The video, released last month, went on to receive criticism from Overwatch League fans, who accused the team of milking a player’s real issues for cheap drama. Agilities was on the verge of getting benched indefinitely due to performance issues on stage and team chemistry issues behind-the-scenes, and his team opted to broadcast a moment that, in most other sports, probably would’ve remained private.
Fans have since voiced concern that LA Valiant’s ongoing video series oversteps its bounds, putting undue pressure on players in the process—a concern bolstered by a portion of OWL’s leaked code of conduct that grants the league the right to turn players’ lives into a reality show. Meanwhile, fellow OWL team Philadelphia Fusion made its own video mocking LA Valiant’s. Now the whole thing has achieved meme status, with fans snidely referencing In-N-Out when Agilities’ name comes up.
Despite it all, Agilities is still on Valiant’s main squad, and he and his teammates managed to trounce an admittedly shaky Seoul Dynasty in their first game of OWL stage three this week. After that match, Agilities told me in an interview at the Blizzard Arena that he had some misgivings about how his lowest moment went down, but he can’t complain about where he ended up.

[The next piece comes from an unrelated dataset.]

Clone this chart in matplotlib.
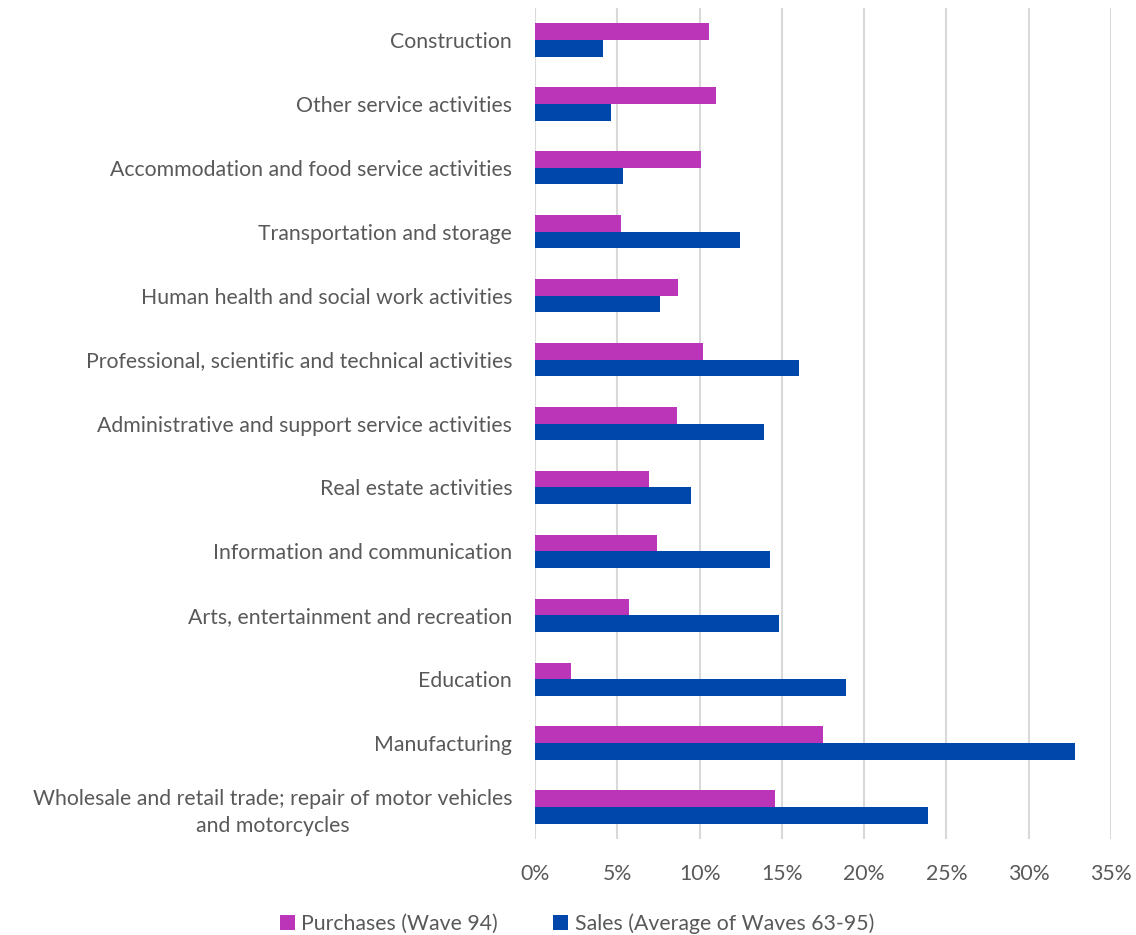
import numpy as np
import matplotlib
matplotlib.use("Agg")
from matplotlib import pyplot as plt
from matplotlib.ticker import PercentFormatter

# categories listed bottom to top
categories = [
    "Wholesale and retail trade; repair of motor vehicles\nand motorcycles",
    "Manufacturing",
    "Education",
    "Arts, entertainment and recreation",
    "Information and communication",
    "Real estate activities",
    "Administrative and support service activities",
    "Professional, scientific and technical activities",
    "Human health and social work activities",
    "Transportation and storage",
    "Accommodation and food service activities",
    "Other service activities",
    "Construction",
]
purchases = [14.6, 17.5, 2.2, 5.7, 7.4, 6.9, 8.6, 10.2, 8.7, 5.2, 10.1, 11.0, 10.6]
sales = [23.9, 32.8, 18.9, 14.8, 14.3, 9.5, 13.9, 16.06, 7.6, 12.45, 5.35, 4.6, 4.1]
x_ticks = [0, 5, 10, 15, 20, 25, 30, 35]

plt.rcParams['font.family'] = ['Lato', 'DejaVu Sans']

fig = plt.figure(figsize=(11.36, 9.35), dpi=100)
ax = fig.add_axes([0.471, 0.1027, 0.507, 0.8887])

y = np.arange(len(categories))
h = 0.26
ax.barh(y + h / 2, purchases, height=h, color="#BA35B8", label="Purchases (Wave 94)", zorder=3)
ax.barh(y - h / 2, sales, height=h, color="#0047AB", label="Sales (Average of Waves 63-95)", zorder=3)

ax.set_xlim(0, 35)
ax.set_ylim(-0.5, len(categories) - 0.5)
ax.set_xticks(x_ticks)
ax.xaxis.set_major_formatter(PercentFormatter(decimals=0))
ax.set_yticks(y)
ax.set_yticklabels(categories, multialignment="center", linespacing=1.45)
ax.grid(axis="x", color="#d9d9d9", linewidth=1.5, zorder=0)
for s in ax.spines.values():
    s.set_visible(False)
ax.tick_params(axis="both", length=0, labelsize=15.3, colors="#595959")
ax.tick_params(axis="y", pad=16.5)
ax.tick_params(axis="x", pad=18)

fig.legend(loc="lower center", bbox_to_anchor=(0.508, -0.019), ncol=2, frameon=False,
           fontsize=15.3, labelcolor="#595959", handlelength=0.7, handleheight=0.7,
           handletextpad=0.3, columnspacing=2.6)

plt.savefig("out.png", dpi=100)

“Definitely would’ve preferred that it stayed behind-the-scenes,” he told me about the In-N-Out parking lot confrontation, “but it says in my contract that they can use video footage like that, so I can’t really do anything about it.”

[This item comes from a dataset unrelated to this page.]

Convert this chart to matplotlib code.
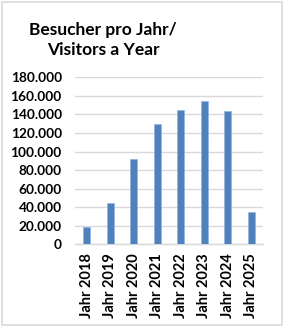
import matplotlib
matplotlib.use("Agg")
import matplotlib.pyplot as plt
from matplotlib.patches import Rectangle
from matplotlib.ticker import FuncFormatter

categories = ["Jahr 2018", "Jahr 2019", "Jahr 2020", "Jahr 2021",
              "Jahr 2022", "Jahr 2023", "Jahr 2024", "Jahr 2025"]
visitors = [18500, 44800, 92200, 129700, 145100, 154400, 144000, 34500]
yticks = [0, 20000, 40000, 60000, 80000, 100000, 120000, 140000, 160000, 180000]
title_lines = ["Besucher pro Jahr/", "Visitors a Year"]

plt.rcParams['font.family'] = ['Lato', 'DejaVu Sans']

W, H = 283, 326
fig = plt.figure(figsize=(W / 100, H / 100), dpi=100)
fig.patch.set_facecolor('white')
fig.add_artist(Rectangle((1.5 / W, 1.5 / H), (W - 3) / W, (H - 3) / H,
                         transform=fig.transFigure, fill=False,
                         edgecolor='#D9D9D9', linewidth=1.2))

ax = fig.add_axes([75 / W, 1 - 244.3 / H, 188 / W, 167 / H])
x = list(range(len(categories)))
ax.bar(x, visitors, width=0.3, color='#4F81BD', edgecolor='#8EB4E3',
       linewidth=0.5, zorder=3)
ax.set_xlim(-0.5, len(categories) - 0.5)
ax.set_ylim(0, 180000)
ax.set_yticks(yticks)
ax.yaxis.set_major_formatter(FuncFormatter(lambda v, p: f"{int(v):,}".replace(",", ".")))
ax.set_xticks(x)
ax.set_xticklabels(categories, rotation=90)
for lab in ax.get_yticklabels():
    lab.set_fontweight('bold')
    lab.set_fontsize(9.8)
    lab.set_color('#000000')
for lab in ax.get_xticklabels():
    lab.set_fontweight('bold')
    lab.set_fontsize(10.5)
    lab.set_color('#000000')
ax.tick_params(axis='y', length=0, pad=9.5)
ax.tick_params(axis='x', length=0, pad=6.5)
ax.grid(axis='y', color='#D9D9D9', linewidth=1, zorder=0)
for s in ['top', 'right', 'left']:
    ax.spines[s].set_visible(False)
ax.spines['bottom'].set_color('#D9D9D9')
ax.spines['bottom'].set_linewidth(1)

fig.text(103 / W, 1 - 35 / H, title_lines[0], ha='center', va='baseline',
         fontsize=12.5, fontweight='bold')
fig.text(103 / W, 1 - 55 / H, title_lines[1], ha='center', va='baseline',
         fontsize=12.5, fontweight='bold')

fig.savefig('out.png', dpi=100)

The video’s notoriety was like tossing armfuls of kindling into a fire. “I definitely felt a lot of pressure, and then getting the talk about my last chance, the pressure kept piling on me,” Agilities said. “It was very hard for me to focus on the game when I was on stage.”
He also explained that the video didn’t really do justice to the larger context of the moment, a tension that had been building since OWL’s first stage. Some of the main squad players, he said, didn’t want to play with him or former Valiant DPS (and now coach) GrimReality, leading to a team environment that hadn’t been good in “a long, long time.”
“There was more to it than the video,” Agilities said. “A lot of people blame the staff and Valiant for the way I was being treated, but it was the players kind of doing it, and it forced the staff to make some rough decisions.”
Ultimately, LA Valiant opted to trade players Benjamin “Unkoe” Chevasson, Ted “Silkthread” Wang, and Kang-jae “Envy” Lee before the start of stage three.
Agilities believes the team’s general vibe feels “really good now,” and he thinks the proof is in their performance.
“We have a new roster, and I’m starting to do well again,” he said. “I’m motivated and want to get better, so they’re more looking forward to playing with me. That’s why I’m getting more playtime.”
As for the memes, well, things could be worse.
“I think I’m OK with it now,” Agilities said of people’s references to In-N-Out. “Some of them are being overused a little bit, but I think it’s all in good fun.”